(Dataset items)
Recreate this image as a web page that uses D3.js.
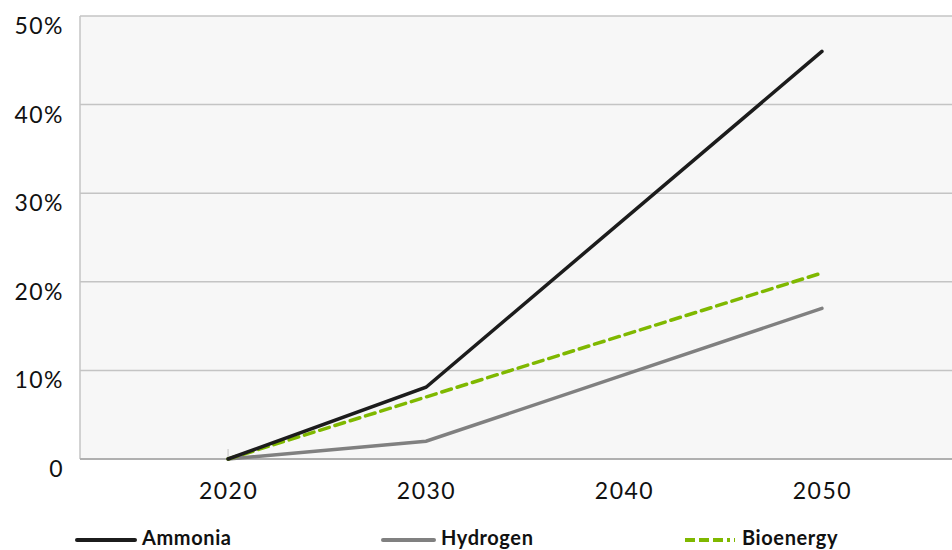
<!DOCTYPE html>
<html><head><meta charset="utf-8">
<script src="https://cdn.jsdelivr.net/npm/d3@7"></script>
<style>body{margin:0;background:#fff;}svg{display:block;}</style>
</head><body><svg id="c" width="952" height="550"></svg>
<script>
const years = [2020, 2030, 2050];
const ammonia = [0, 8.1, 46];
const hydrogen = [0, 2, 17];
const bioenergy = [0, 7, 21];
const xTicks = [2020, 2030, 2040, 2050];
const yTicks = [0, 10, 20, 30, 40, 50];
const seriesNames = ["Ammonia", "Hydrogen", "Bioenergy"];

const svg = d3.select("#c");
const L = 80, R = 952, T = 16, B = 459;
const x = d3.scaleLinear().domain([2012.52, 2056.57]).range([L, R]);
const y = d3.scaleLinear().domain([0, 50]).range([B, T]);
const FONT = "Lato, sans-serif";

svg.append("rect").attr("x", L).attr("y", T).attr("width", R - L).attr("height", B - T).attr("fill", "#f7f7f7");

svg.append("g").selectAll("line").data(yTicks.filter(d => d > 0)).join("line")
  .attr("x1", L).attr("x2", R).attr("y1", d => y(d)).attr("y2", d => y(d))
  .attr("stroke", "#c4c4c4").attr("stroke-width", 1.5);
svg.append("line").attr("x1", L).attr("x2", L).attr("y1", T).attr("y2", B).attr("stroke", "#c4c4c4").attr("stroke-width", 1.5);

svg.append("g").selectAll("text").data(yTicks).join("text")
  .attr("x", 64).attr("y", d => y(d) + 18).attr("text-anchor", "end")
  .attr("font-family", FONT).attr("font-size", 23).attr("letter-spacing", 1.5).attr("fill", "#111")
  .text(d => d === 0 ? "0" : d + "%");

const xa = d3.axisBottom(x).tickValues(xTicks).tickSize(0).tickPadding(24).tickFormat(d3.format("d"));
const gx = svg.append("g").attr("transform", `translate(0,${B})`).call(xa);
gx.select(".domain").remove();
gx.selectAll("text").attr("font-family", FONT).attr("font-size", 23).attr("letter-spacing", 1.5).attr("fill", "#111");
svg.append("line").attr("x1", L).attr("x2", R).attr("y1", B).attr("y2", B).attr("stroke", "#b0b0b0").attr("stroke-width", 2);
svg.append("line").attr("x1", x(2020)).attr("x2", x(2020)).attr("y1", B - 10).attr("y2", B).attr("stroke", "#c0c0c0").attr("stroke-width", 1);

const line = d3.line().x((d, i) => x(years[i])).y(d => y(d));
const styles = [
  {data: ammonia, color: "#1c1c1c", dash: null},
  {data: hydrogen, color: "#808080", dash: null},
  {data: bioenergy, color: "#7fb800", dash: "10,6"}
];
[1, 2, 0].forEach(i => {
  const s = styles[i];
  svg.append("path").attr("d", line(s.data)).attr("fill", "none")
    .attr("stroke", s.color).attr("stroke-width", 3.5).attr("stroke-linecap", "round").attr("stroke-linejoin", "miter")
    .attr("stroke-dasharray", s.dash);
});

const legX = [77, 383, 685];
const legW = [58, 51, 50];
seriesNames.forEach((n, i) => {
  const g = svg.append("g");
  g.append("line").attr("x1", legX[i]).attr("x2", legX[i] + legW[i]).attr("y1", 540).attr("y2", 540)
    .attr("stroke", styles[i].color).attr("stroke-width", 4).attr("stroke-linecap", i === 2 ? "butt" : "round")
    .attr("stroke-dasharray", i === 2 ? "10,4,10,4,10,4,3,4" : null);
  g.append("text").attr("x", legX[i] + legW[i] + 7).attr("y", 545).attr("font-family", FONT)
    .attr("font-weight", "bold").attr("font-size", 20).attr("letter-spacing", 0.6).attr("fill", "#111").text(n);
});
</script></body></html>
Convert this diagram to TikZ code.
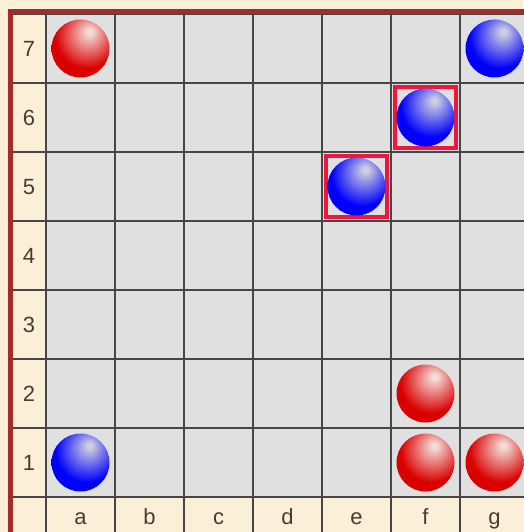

Exercise instructions ->
Find all lines where the word "this" appears. Copy them.

The response ->
Recreate this image as a web page that uses D3.js.
Convert this diagram to TikZ code.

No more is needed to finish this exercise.